● Challenge:
List each line of the data that holds the word "this".

● Data supplied:
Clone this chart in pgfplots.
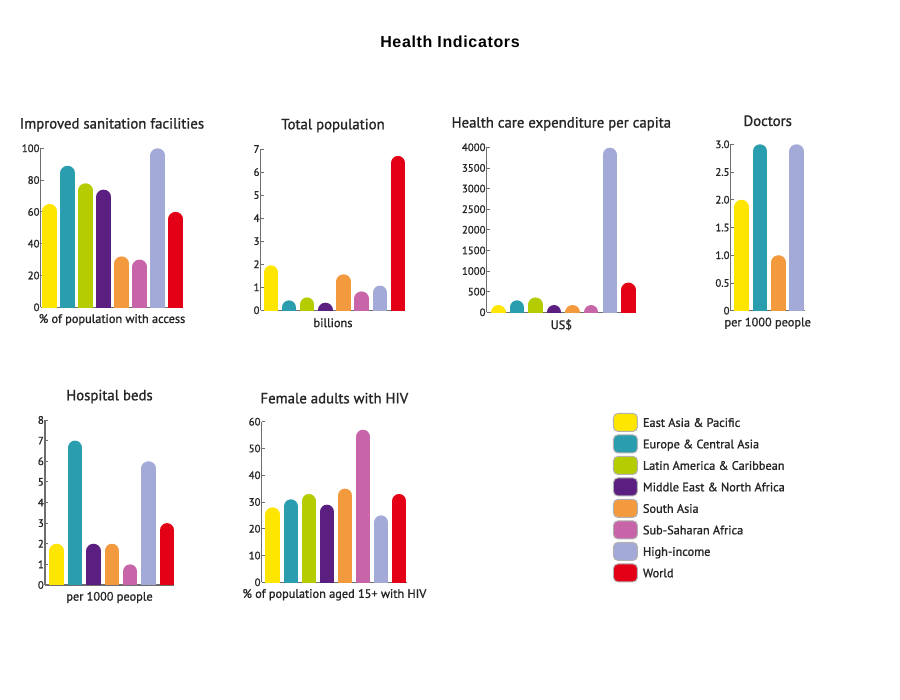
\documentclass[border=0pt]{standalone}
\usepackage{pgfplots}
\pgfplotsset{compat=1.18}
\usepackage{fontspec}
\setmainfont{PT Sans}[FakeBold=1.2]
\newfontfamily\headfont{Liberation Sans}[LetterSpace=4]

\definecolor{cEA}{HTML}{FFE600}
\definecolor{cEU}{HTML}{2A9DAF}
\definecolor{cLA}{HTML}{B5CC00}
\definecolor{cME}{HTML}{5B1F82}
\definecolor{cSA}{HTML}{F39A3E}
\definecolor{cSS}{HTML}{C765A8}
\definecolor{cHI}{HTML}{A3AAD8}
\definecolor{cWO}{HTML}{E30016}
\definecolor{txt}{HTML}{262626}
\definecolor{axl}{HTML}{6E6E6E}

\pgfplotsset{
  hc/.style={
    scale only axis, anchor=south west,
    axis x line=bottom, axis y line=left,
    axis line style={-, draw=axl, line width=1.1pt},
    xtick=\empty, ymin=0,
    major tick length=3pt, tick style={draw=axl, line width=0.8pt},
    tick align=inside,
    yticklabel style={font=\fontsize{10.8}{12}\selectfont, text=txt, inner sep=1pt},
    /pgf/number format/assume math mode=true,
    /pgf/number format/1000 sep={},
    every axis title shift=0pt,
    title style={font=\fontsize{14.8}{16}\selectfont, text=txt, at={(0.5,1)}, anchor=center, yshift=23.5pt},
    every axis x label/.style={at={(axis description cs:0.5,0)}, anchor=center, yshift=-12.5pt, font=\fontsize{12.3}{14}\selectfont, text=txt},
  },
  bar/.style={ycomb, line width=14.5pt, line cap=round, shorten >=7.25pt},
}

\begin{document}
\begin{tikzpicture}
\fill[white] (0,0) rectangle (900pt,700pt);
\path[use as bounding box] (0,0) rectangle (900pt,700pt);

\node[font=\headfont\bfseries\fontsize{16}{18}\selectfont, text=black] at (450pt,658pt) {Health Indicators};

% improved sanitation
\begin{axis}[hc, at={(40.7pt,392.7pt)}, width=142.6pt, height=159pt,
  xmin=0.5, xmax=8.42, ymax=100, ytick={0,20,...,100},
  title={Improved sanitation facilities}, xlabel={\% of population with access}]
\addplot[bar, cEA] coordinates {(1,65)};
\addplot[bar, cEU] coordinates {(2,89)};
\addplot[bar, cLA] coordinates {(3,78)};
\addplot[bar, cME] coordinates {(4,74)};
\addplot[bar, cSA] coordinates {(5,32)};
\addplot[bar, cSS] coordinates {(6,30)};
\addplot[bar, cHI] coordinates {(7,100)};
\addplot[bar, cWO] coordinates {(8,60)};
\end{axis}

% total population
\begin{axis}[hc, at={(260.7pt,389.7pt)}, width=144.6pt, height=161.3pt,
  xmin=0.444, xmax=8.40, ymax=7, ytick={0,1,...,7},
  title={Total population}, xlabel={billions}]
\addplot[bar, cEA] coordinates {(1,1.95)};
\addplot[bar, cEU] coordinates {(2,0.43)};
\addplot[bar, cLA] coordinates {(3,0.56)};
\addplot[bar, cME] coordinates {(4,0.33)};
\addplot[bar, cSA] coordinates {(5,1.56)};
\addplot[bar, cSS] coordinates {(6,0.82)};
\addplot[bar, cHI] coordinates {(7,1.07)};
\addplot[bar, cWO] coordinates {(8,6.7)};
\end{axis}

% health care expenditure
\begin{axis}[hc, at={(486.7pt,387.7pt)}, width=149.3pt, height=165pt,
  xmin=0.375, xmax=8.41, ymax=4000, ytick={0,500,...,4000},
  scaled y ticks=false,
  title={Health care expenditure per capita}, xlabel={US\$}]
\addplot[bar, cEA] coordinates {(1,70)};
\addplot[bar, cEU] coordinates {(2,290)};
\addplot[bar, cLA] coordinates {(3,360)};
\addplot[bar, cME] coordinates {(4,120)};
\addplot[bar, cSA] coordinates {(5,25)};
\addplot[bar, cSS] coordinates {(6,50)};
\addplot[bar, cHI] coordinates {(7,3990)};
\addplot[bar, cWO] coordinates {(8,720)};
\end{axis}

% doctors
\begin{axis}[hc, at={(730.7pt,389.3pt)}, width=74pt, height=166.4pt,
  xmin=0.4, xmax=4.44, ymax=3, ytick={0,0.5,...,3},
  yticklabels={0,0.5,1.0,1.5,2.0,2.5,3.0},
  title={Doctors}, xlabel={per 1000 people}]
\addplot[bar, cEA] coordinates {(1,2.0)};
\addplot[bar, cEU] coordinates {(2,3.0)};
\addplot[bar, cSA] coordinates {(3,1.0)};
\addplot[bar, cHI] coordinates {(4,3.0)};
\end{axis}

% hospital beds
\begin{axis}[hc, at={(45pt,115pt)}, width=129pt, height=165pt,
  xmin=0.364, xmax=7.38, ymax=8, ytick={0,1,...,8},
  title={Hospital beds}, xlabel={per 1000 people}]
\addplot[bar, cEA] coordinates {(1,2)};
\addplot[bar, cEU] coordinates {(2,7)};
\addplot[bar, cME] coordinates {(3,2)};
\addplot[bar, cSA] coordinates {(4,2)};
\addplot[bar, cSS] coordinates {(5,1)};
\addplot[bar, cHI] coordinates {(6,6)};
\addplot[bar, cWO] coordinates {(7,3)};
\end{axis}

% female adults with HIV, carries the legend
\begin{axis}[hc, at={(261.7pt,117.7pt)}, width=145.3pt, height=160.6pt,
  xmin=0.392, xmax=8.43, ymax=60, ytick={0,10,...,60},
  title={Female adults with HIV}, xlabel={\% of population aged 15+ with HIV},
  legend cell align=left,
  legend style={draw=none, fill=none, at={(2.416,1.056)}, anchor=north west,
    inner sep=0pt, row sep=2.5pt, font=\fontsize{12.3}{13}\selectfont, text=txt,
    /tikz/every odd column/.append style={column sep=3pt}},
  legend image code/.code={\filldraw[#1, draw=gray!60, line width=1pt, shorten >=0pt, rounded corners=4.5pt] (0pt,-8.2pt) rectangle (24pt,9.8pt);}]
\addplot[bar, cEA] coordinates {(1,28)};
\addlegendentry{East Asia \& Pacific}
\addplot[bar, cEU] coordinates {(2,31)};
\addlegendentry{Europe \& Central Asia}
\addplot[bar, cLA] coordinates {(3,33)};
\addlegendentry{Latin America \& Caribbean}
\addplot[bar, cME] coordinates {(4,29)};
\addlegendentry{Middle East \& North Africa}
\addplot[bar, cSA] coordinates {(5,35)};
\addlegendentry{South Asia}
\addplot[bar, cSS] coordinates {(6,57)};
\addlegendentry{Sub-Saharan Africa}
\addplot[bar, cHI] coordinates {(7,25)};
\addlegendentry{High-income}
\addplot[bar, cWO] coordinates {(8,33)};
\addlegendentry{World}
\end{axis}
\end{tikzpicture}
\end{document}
==
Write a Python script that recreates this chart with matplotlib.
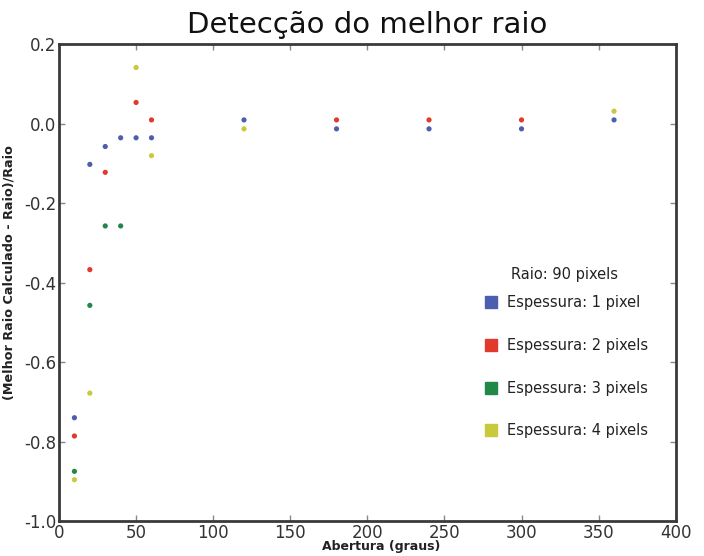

● Reply:
Clone this chart in pgfplots.
Write a Python script that recreates this chart with matplotlib.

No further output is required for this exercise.